Management and Conservation of Karst Environments

Effective management and conservation of karst landscapes require a multi-faceted approach encompassing:

• Sustainable water management: Careful management of groundwater resources is crucial to prevent over-extraction and maintain water quality.
• Land-use planning: Restricting development in sensitive areas and implementing sustainable land-use practices can minimize environmental impacts.
• Cave protection: Implementing regulations to protect caves from damage and promoting responsible tourism practices.
• Pollution control: Implementing measures to prevent and mitigate pollution from various sources.
• Monitoring and research: Continuous monitoring of groundwater levels, water quality, and cave ecosystems is essential for understanding and managing these complex systems.
• Public awareness: Educating the public about the importance of karst landscapes and the threats they face is vital for promoting conservation efforts.

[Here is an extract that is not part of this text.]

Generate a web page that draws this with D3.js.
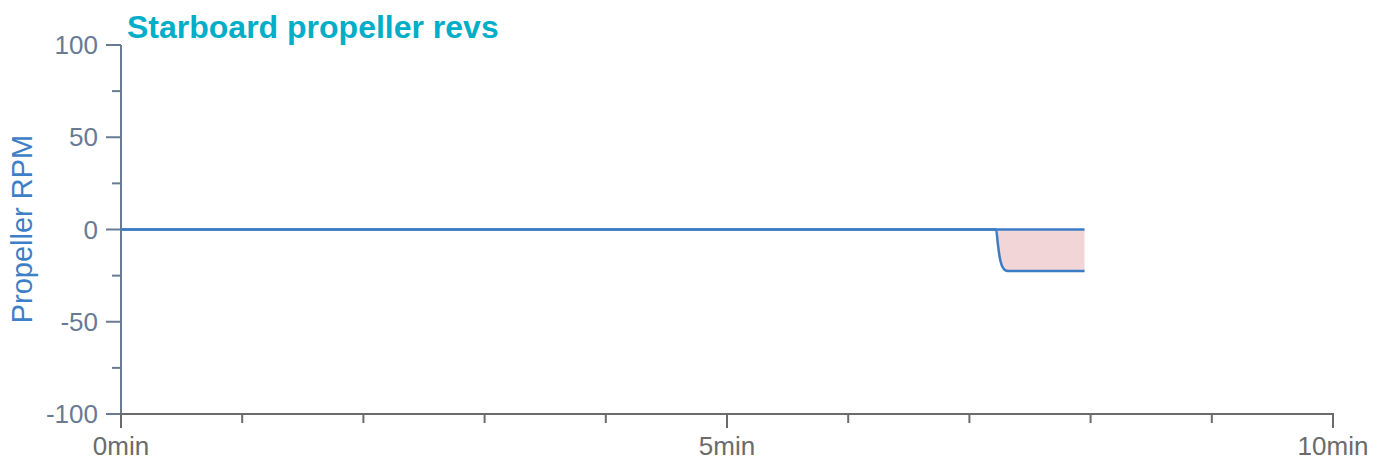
<!DOCTYPE html>
<html><head><meta charset="utf-8">
<script src="https://cdn.jsdelivr.net/npm/d3@7"></script>
<style>body{margin:0;background:#fff;font-family:"Liberation Sans",Arial,sans-serif;}</style>
</head><body><svg id="c" width="1384" height="462"></svg>
<script>
const title = "Starboard propeller revs";
const yLabel = "Propeller RPM";
const timeMin = [0, 1, 2, 3, 4, 5, 6, 7, 7.22, 7.235, 7.25, 7.265, 7.28, 7.30, 7.33, 7.40, 7.60, 7.80, 7.95];
const rpm =     [0, 0, 0, 0, 0, 0, 0, 0, 0,   -8,    -15,   -19,   -21,  -22.2, -22.5, -22.5, -22.5, -22.5, -22.5];
const yMajorTicks = [-100, -50, 0, 50, 100];
const yMinorTicks = [-75, -25, 25, 75];
const xMajorTicks = [0, 5, 10];
const xMinorTicks = [1, 2, 3, 4, 6, 7, 8, 9];

const svg = d3.select("#c");
const x = d3.scaleLinear().domain([0, 10]).range([121, 1333]);
const y = d3.scaleLinear().domain([-100, 100]).range([414, 45]);
const data = timeMin.map((t, i) => ({t, v: rpm[i]}));

// fill
svg.append("path").datum(data)
  .attr("fill", "#f2d5d7")
  .attr("d", d3.area().x(d => x(d.t)).y0(y(0)).y1(d => y(d.v)).curve(d3.curveMonotoneX));

// y axis
const yAxisColor = "#687b93";
const gy = svg.append("g").attr("transform", "translate(121,0)");
gy.append("line").attr("x1", 0).attr("x2", 0).attr("y1", 45).attr("y2", 414).attr("stroke", yAxisColor).attr("stroke-width", 2);
gy.selectAll(".ymaj").data(yMajorTicks).join("line")
  .attr("x1", -15).attr("x2", 0).attr("y1", d => y(d)).attr("y2", d => y(d))
  .attr("stroke", yAxisColor).attr("stroke-width", 2);
gy.selectAll(".ymin").data(yMinorTicks).join("line")
  .attr("x1", -9).attr("x2", 0).attr("y1", d => y(d)).attr("y2", d => y(d))
  .attr("stroke", yAxisColor).attr("stroke-width", 2);
gy.selectAll("text").data(yMajorTicks).join("text")
  .attr("x", -23).attr("y", d => y(d)).attr("dy", "0.35em")
  .attr("text-anchor", "end").attr("fill", yAxisColor)
  .style("font-size", "26px").text(d => d);

// x axis
const xAxisColor = "#6b6b6b";
const gx = svg.append("g");
gx.append("line").attr("x1", 121).attr("x2", 1334).attr("y1", 414).attr("y2", 414).attr("stroke", xAxisColor).attr("stroke-width", 2);
gx.selectAll(".xmaj").data(xMajorTicks).join("line")
  .attr("x1", d => x(d)).attr("x2", d => x(d)).attr("y1", 413).attr("y2", 428)
  .attr("stroke", xAxisColor).attr("stroke-width", 2);
gx.selectAll(".xmin").data(xMinorTicks).join("line")
  .attr("x1", d => x(d)).attr("x2", d => x(d)).attr("y1", 414).attr("y2", 423)
  .attr("stroke", xAxisColor).attr("stroke-width", 2);
gx.selectAll("text").data(xMajorTicks).join("text")
  .attr("x", d => x(d)).attr("y", 455).attr("text-anchor", "middle")
  .attr("fill", xAxisColor).style("font-size", "26px").text(d => d + "min");

// line
svg.append("path").datum(data)
  .attr("fill", "none").attr("stroke", "#3b7cc5").attr("stroke-width", 2.5)
  .attr("d", d3.line().x(d => x(d.t)).y(d => y(d.v)).curve(d3.curveMonotoneX));

// zero baseline over fill region
svg.append("line").attr("x1", x(timeMin[0])).attr("x2", x(timeMin[timeMin.length-1]))
  .attr("y1", y(0)).attr("y2", y(0)).attr("stroke", "#3b7cc5").attr("stroke-width", 2.5);

// title
svg.append("text").attr("x", 127).attr("y", 38).attr("fill", "#00aec7")
  .style("font-size", "32px").style("font-weight", "bold").text(title);

// y label
svg.append("text").attr("transform", "translate(32,229) rotate(-90)")
  .attr("text-anchor", "middle").attr("fill", "#3d7fc6")
  .style("font-size", "29px").text(yLabel);
</script></body></html>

Conclusion: A Dynamic and Valuable Landscape

Karst processes and topography create exceptionally diverse and fascinating landscapes. The intricate interplay of chemical weathering, hydrology, and geological processes results in a wide array of features, both above and below ground. However, these environments are fragile and vulnerable to human impacts, emphasizing the need for effective management and conservation strategies to safeguard these unique and valuable ecosystems for future generations. Further research into karst processes is vital to improve our understanding of these dynamic systems and inform sustainable management practices. The beauty and ecological significance of karst landscapes demand our attention and diligent protection.